Still the same process. If you want to remove metal, you rock it back and forth on stones/grinder/sandpaper. I recall setting those two tools up for you but I don't think I removed any metal from anywhere other than the bevel. I just lowered the bevel angle so that it removed more material behind it.

On some of my gouges, I'll grind in my bevel and then I'll grind another, lower bevel behind that and smooth the transition between the two bevels. This gives a bit more clearance and leaves a smooth bottom face. Hopefully that makes some sense… I tried to find YouTube videos illustrating what I'm talking about but couldn't find anything.


----------



## Karda (Nov 19, 2016)

ok thanks


----------



## Phil32 (Aug 31, 2018)

There are some differences in the shaping of gouges, depending on sweep, width, and personal preference. For example, on the #11 (so-called U-gouges) the wings are shaped to one's preferred bevel, but the heel has a shallower bevel. This is especially true for small (narrow) ones. This treatment of some small V-tools may also be true. If you simply match the factory bevel on the wings, the heel protrudes too far forward.
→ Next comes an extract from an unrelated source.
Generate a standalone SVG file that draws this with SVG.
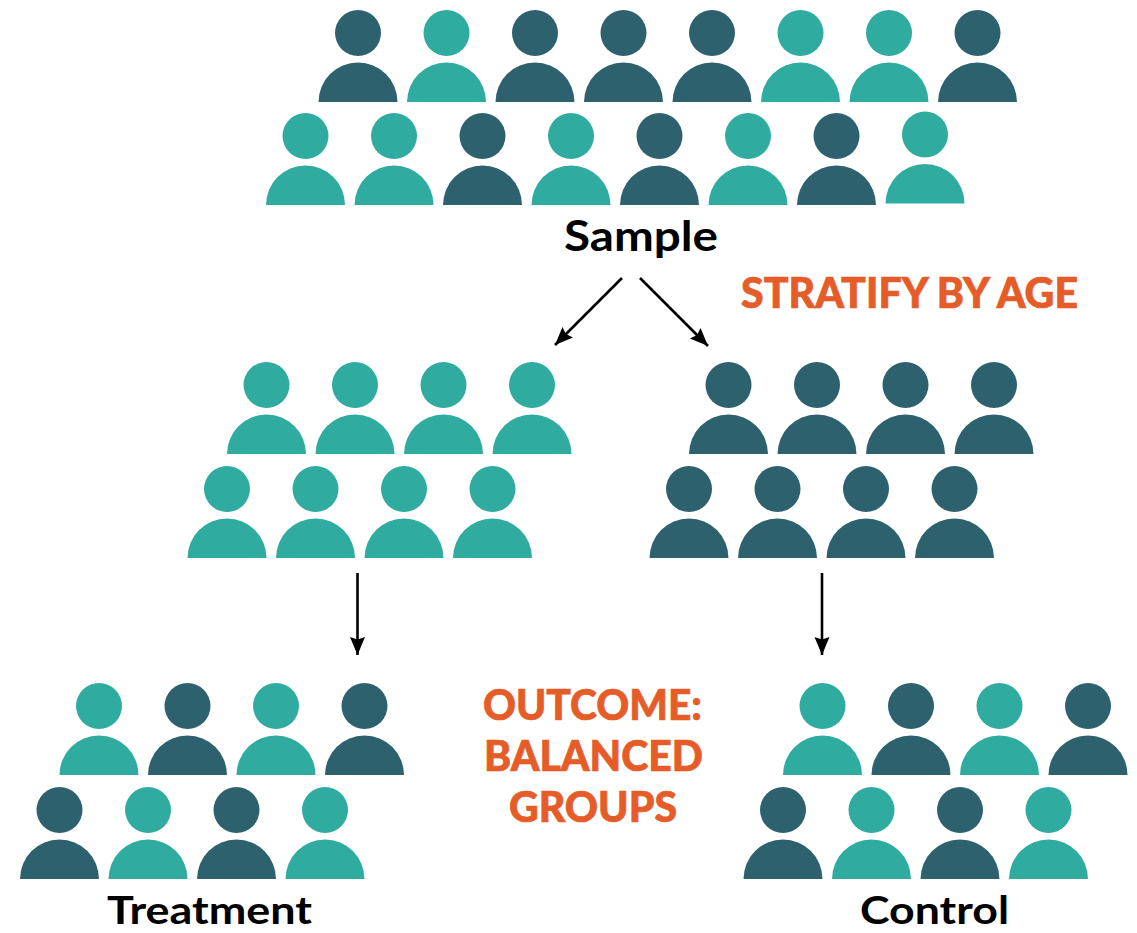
<svg xmlns="http://www.w3.org/2000/svg" xmlns:xlink="http://www.w3.org/1999/xlink" width="1137" height="933" viewBox="0 0 1137 933">
<style>
.t{fill:#2fab9f}.d{fill:#2e616e}
text{font-family:"Lato","Open Sans","Liberation Sans",sans-serif;font-weight:700;font-size:42px;text-anchor:start}
.o{fill:#e65c28;font-weight:900;stroke:#e65c28;stroke-width:.7}.k{fill:#000}
.b{font-size:39px}
.c line{stroke:#000;stroke-width:2.6;fill:none;marker-end:url(#a)}
</style>
<defs>
<marker id="a" markerUnits="userSpaceOnUse" markerWidth="22" markerHeight="18" refX="18" refY="7.500" orient="auto"><path d="M0 0L18 7.500L0 15L2.500 7.500Z" fill="#000"/></marker>
<g id="p"><circle cx="0" cy="-69" r="23"/><path d="M-39.5 0A39.5 39.5 0 0 1 39.5 0Z"/></g>
</defs>
<rect width="1137" height="933" fill="#fff"/>
<g id="connectors" class="c">
<line x1="622" y1="278" x2="555" y2="345"/>
<line x1="640" y1="278" x2="708" y2="346"/>
<line x1="357.500" y1="573" x2="357.500" y2="655"/>
<line x1="822" y1="573" x2="822" y2="655"/>
</g>
<g id="sample">
<use href="#p" class="d" x="358" y="102"/><use href="#p" class="t" x="446.500" y="102"/><use href="#p" class="d" x="535" y="102"/><use href="#p" class="d" x="623.500" y="102"/><use href="#p" class="d" x="712" y="102"/><use href="#p" class="t" x="800.500" y="102"/><use href="#p" class="t" x="889" y="102"/><use href="#p" class="d" x="977.500" y="102"/>
<use href="#p" class="t" x="305.500" y="205"/><use href="#p" class="t" x="394" y="205"/><use href="#p" class="d" x="482.500" y="205"/><use href="#p" class="t" x="571" y="205"/><use href="#p" class="d" x="659.500" y="205"/><use href="#p" class="t" x="748" y="205"/><use href="#p" class="d" x="836.500" y="205"/><use href="#p" class="t" x="925" y="203.500"/>
<text class="k" x="564" y="251" textLength="154" lengthAdjust="spacingAndGlyphs">Sample</text>
</g>
<g id="stratify"><text class="o" x="741" y="308" textLength="337" lengthAdjust="spacingAndGlyphs">STRATIFY BY AGE</text></g>
<g id="teal-stratum">
<use href="#p" class="t" x="266.500" y="454"/><use href="#p" class="t" x="355" y="454"/><use href="#p" class="t" x="443.500" y="454"/><use href="#p" class="t" x="532" y="454"/>
<use href="#p" class="t" x="227" y="558"/><use href="#p" class="t" x="315.500" y="558"/><use href="#p" class="t" x="404" y="558"/><use href="#p" class="t" x="492.500" y="558"/>
</g>
<g id="dark-stratum">
<use href="#p" class="d" x="728.500" y="454"/><use href="#p" class="d" x="817" y="454"/><use href="#p" class="d" x="905.500" y="454"/><use href="#p" class="d" x="994" y="454"/>
<use href="#p" class="d" x="689" y="558"/><use href="#p" class="d" x="777.500" y="558"/><use href="#p" class="d" x="866" y="558"/><use href="#p" class="d" x="954.500" y="558"/>
</g>
<g id="treatment">
<use href="#p" class="t" x="99" y="775"/><use href="#p" class="d" x="187.500" y="775"/><use href="#p" class="t" x="276" y="775"/><use href="#p" class="d" x="364.500" y="775"/>
<use href="#p" class="d" x="59.500" y="879"/><use href="#p" class="t" x="148" y="879"/><use href="#p" class="d" x="236.500" y="879"/><use href="#p" class="t" x="325" y="879"/>
<text class="k b" x="107" y="924" textLength="205" lengthAdjust="spacingAndGlyphs">Treatment</text>
</g>
<g id="outcome">
<text class="o" x="483" y="720" textLength="219" lengthAdjust="spacingAndGlyphs">OUTCOME:</text>
<text class="o" x="484" y="771" textLength="219" lengthAdjust="spacingAndGlyphs">BALANCED</text>
<text class="o" x="509" y="822" textLength="168" lengthAdjust="spacingAndGlyphs">GROUPS</text>
</g>
<g id="control">
<use href="#p" class="t" x="822.500" y="775"/><use href="#p" class="d" x="911" y="775"/><use href="#p" class="t" x="999.500" y="775"/><use href="#p" class="d" x="1088" y="775"/>
<use href="#p" class="d" x="783" y="879"/><use href="#p" class="t" x="871.500" y="879"/><use href="#p" class="d" x="960" y="879"/><use href="#p" class="t" x="1048.500" y="879"/>
<text class="k b" x="860" y="924" textLength="149" lengthAdjust="spacingAndGlyphs">Control</text>
</g>
</svg>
I have seen examples of poor forging on gouges, resulting in variable thickness from one side to the other. To get the bevel right would require making it even.


----------



## Karda (Nov 19, 2016)

ok thanks


----------



## Phil32 (Aug 31, 2018)

I noticed today that Yellowhammer Tools is offering a 12-gouge Pfeil (Swiss Made) set for $493 thru Amazon. If they are authentic, I'd trust them to be ready to use. I realize you have already purchased the Yellowhammer set of recent years. If you plan to rework the Yellowhammer set, choose one gouge, perhaps a simple shape like a #1. Determine what is wrong - wrong bevel, crooked edge, chipped. Grind off only what is wrong. Work from coarse abrasives to fine.

Here is a discussion from another carving site: https://forum.woodcarvingillustrated.com/forum/woodcarving-illustrated/woodcarving/woodcarving-tools-technology-sharpening/32751-sharpening-curved-cutting-edges This is twelve years old, and the photos are missing.


----------



## Karda (Nov 19, 2016)

thanks Phil, I just jumped in and started grinding, got the gouges looking better now to change the angle. 25 degrees don't feel right. I thought I'd try 22.5 like Mary May


----------